On the other hand, Dan Allender makes a point in "Hidden Hope in Lament." He says: "the cry of pain is our deepest acknowledgment that we are not home." He continues, "We are divided from our own body; our own deepest desires; our dearest relationships. We are separated and long for utter restoration. It is the cry of pain that initiates the search to ask God, 'What are you doing?' It is this element of a lament that has the potential to change the heart." I'm thinking, If this is true, then sometimes my overwhelming sorrow, my feelings of bitterness over some of the harsh or inevitable realities of life are, in fact, the crucible for real change.
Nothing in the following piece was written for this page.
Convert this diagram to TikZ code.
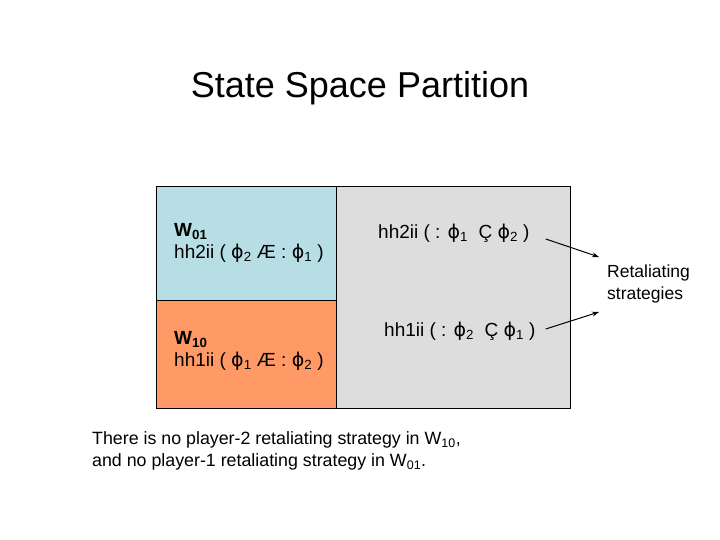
\documentclass[tikz,border=0pt]{standalone}
\usepackage{fontspec}
\setmainfont{Liberation Sans}
\newfontfamily\phifont{DejaVu Sans}
\usepackage{xcolor}
\usetikzlibrary{arrows.meta,positioning}
\definecolor{cellblue}{HTML}{B7DEE4}
\definecolor{cellorange}{HTML}{FF9966}
\definecolor{cellgray}{HTML}{DDDDDD}
\newcommand{\ph}[1]{{\phifont ϕ}\textsubscript{#1}}

\begin{document}
\begin{tikzpicture}[x=1pt,y=-1pt,
  cell/.style={draw, line width=0.8pt, anchor=north west, inner sep=0pt},
  label/.style={anchor=west, align=left, inner sep=0pt, font=\fontsize{19}{22}\selectfont},
  arrow/.style={-{Stealth[length=7pt,width=5pt]}, line width=1pt}
]
\useasboundingbox (0,0) rectangle (720,540);

\node (title) at (360,88) {\fontsize{36}{40}\selectfont State Space Partition};

% the partition
\node[cell, fill=cellgray, minimum width=234pt, minimum height=222pt] (right) at (336,186) {};
\node[cell, fill=cellblue, minimum width=180pt, minimum height=114pt] (w01) at (156,186) {};
\node[cell, fill=cellorange, minimum width=180pt, minimum height=108pt] (w10) at (156,300) {};

\node[label] (w01txt) at (174,243) {\textbf{W\textsubscript{01}}\\hh2ii ( \ph{2} Æ : \ph{1} )};
\node[label] (w10txt) at (174,351) {\textbf{W\textsubscript{10}}\\hh1ii ( \ph{1} Æ : \ph{2} )};
\node[label] (h2) at (378,233) {hh2ii ( : \ph{1}\ \ Ç \ph{2} )};
\node[label] (h1) at (384,331) {hh1ii ( : \ph{2}\ \ Ç \ph{1} )};

\node[label, font=\fontsize{17.5}{22}\selectfont] (ret) at (607,284) {Retaliating\\strategies};
\coordinate (tip2) at (599,257);
\coordinate (tip1) at (599,312);

\draw[arrow] ([xshift=16pt,yshift=-6pt]h2.east) -- (tip2);
\draw[arrow] ([xshift=10pt,yshift=2pt]h1.east) -- (tip1);

\node[label, font=\fontsize{17.8}{22}\selectfont] (note) at (92,451)
  {There is no player-2 retaliating strategy in W\textsubscript{10},\\and no player-1 retaliating strategy in W\textsubscript{01}.};
\end{tikzpicture}
\end{document}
Father, God, than You for teaching me these past couple of weeks that the same waters of despair that seek to drown and overwhelm me are the waters of cleansing. So I cry out with the author of Lamentations and let the tears flow, "For if the LORD causes grief, then He will have
compassion according to his abundant lovingkindness." As your child who desires to walk with the "Man of sorrows" who was "acquainted with grief," may lament have its way of bittersweet transformation the rest of my old age. Amen.